Transcribe the lines below verbatim, skipping the images.

== Provided data ==

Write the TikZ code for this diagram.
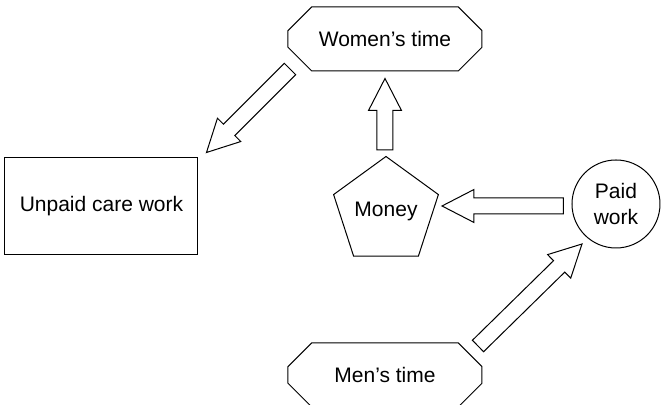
\documentclass[tikz,border=0pt]{standalone}
\usepackage{fontspec}
\setmainfont{Liberation Sans}
\usetikzlibrary{calc,shapes.geometric,shapes.misc}
\newcommand{\blockarrow}[2]{%
  \coordinate (hb) at ($(#2)!16pt!(#1)$);
  \draw[block] ($(#1)!4pt!90:(#2)$) -- ($(hb)!4pt!90:(#2)$) -- ($(hb)!8.25pt!90:(#2)$) -- (#2)
    -- ($(hb)!8.25pt!-90:(#2)$) -- ($(hb)!4pt!-90:(#2)$) -- ($(#1)!4pt!-90:(#2)$) -- cycle;}

\begin{document}
\begin{tikzpicture}[
  x=0.5pt,
  y=0.5pt,
  every node/.style={font=\fontsize{10.5}{12.6}\selectfont},
  box/.style={draw, line width=0.5pt, inner sep=0pt, align=center},
  octa/.style={box, chamfered rectangle, chamfered rectangle xsep=8pt, chamfered rectangle ysep=8pt, minimum width=97pt, minimum height=32pt},
  rect/.style={box, rectangle, minimum width=96.5pt, minimum height=48.5pt},
  penta/.style={box, regular polygon, regular polygon sides=5, minimum size=53.6pt},
  disc/.style={box, circle, minimum size=44pt},
  block/.style={draw, line width=0.5pt, line join=miter}
]
\useasboundingbox (0,0) rectangle (661,405);
\node[octa] (wt) at (385,366) {Women's time};
\node[octa] (mt) at (385,30) {Men's time};
\node[rect] (uc) at (101.5,198.5) {Unpaid care work};
\node[penta] (mo) at (386,193.4) {Money};
\node[disc] (pw) at (616,201) {Paid\\work};

\coordinate (wt-uc-a) at ($(wt.center)+(-95,-30)$);
\coordinate (wt-uc-b) at ($(uc.north east)+(8,5)$);
\coordinate (mo-wt-a) at ($(mo.corner 1)+(-1,6)$);
\coordinate (mo-wt-b) at ($(wt.south)+(0,-7)$);
\coordinate (pw-mo-a) at ($(pw.west)+(-8,-2)$);
\coordinate (pw-mo-b) at ($(mo.center)+(56,5.6)$);
\coordinate (mt-pw-a) at ($(mt.center)+(93,29)$);
\coordinate (mt-pw-b) at ($(pw.center)+(-34,-40)$);

\blockarrow{wt-uc-a}{wt-uc-b}
\blockarrow{mo-wt-a}{mo-wt-b}
\blockarrow{pw-mo-a}{pw-mo-b}
\blockarrow{mt-pw-a}{mt-pw-b}
\end{tikzpicture}
\end{document}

===

▸ **Output of the exercise**:
Write the TikZ code for this diagram.
\documentclass[tikz,border=0pt]{standalone}
\usepackage{fontspec}
\setmainfont{Liberation Sans}
\usetikzlibrary{calc,shapes.geometric,shapes.misc}
\newcommand{\blockarrow}[2]{%
  \coordinate (hb) at ($(#2)!16pt!(#1)$);
  \draw[block] ($(#1)!4pt!90:(#2)$) -- ($(hb)!4pt!90:(#2)$) -- ($(hb)!8.25pt!90:(#2)$) -- (#2)
    -- ($(hb)!8.25pt!-90:(#2)$) -- ($(hb)!4pt!-90:(#2)$) -- ($(#1)!4pt!-90:(#2)$) -- cycle;}

\begin{document}
\begin{tikzpicture}[
  x=0.5pt,
  y=0.5pt,
  every node/.style={font=\fontsize{10.5}{12.6}\selectfont},
  box/.style={draw, line width=0.5pt, inner sep=0pt, align=center},
  octa/.style={box, chamfered rectangle, chamfered rectangle xsep=8pt, chamfered rectangle ysep=8pt, minimum width=97pt, minimum height=32pt},
  rect/.style={box, rectangle, minimum width=96.5pt, minimum height=48.5pt},
  penta/.style={box, regular polygon, regular polygon sides=5, minimum size=53.6pt},
  disc/.style={box, circle, minimum size=44pt},
  block/.style={draw, line width=0.5pt, line join=miter}
]
\useasboundingbox (0,0) rectangle (661,405);
\node[octa] (wt) at (385,366) {Women's time};
\node[octa] (mt) at (385,30) {Men's time};
\node[rect] (uc) at (101.5,198.5) {Unpaid care work};
\node[penta] (mo) at (386,193.4) {Money};
\node[disc] (pw) at (616,201) {Paid\\work};

\coordinate (wt-uc-a) at ($(wt.center)+(-95,-30)$);
\coordinate (wt-uc-b) at ($(uc.north east)+(8,5)$);
\coordinate (mo-wt-a) at ($(mo.corner 1)+(-1,6)$);
\coordinate (mo-wt-b) at ($(wt.south)+(0,-7)$);
\coordinate (pw-mo-a) at ($(pw.west)+(-8,-2)$);
\coordinate (pw-mo-b) at ($(mo.center)+(56,5.6)$);
\coordinate (mt-pw-a) at ($(mt.center)+(93,29)$);
\coordinate (mt-pw-b) at ($(pw.center)+(-34,-40)$);

\blockarrow{wt-uc-a}{wt-uc-b}
\blockarrow{mo-wt-a}{mo-wt-b}
\blockarrow{pw-mo-a}{pw-mo-b}
\blockarrow{mt-pw-a}{mt-pw-b}
\end{tikzpicture}
\end{document}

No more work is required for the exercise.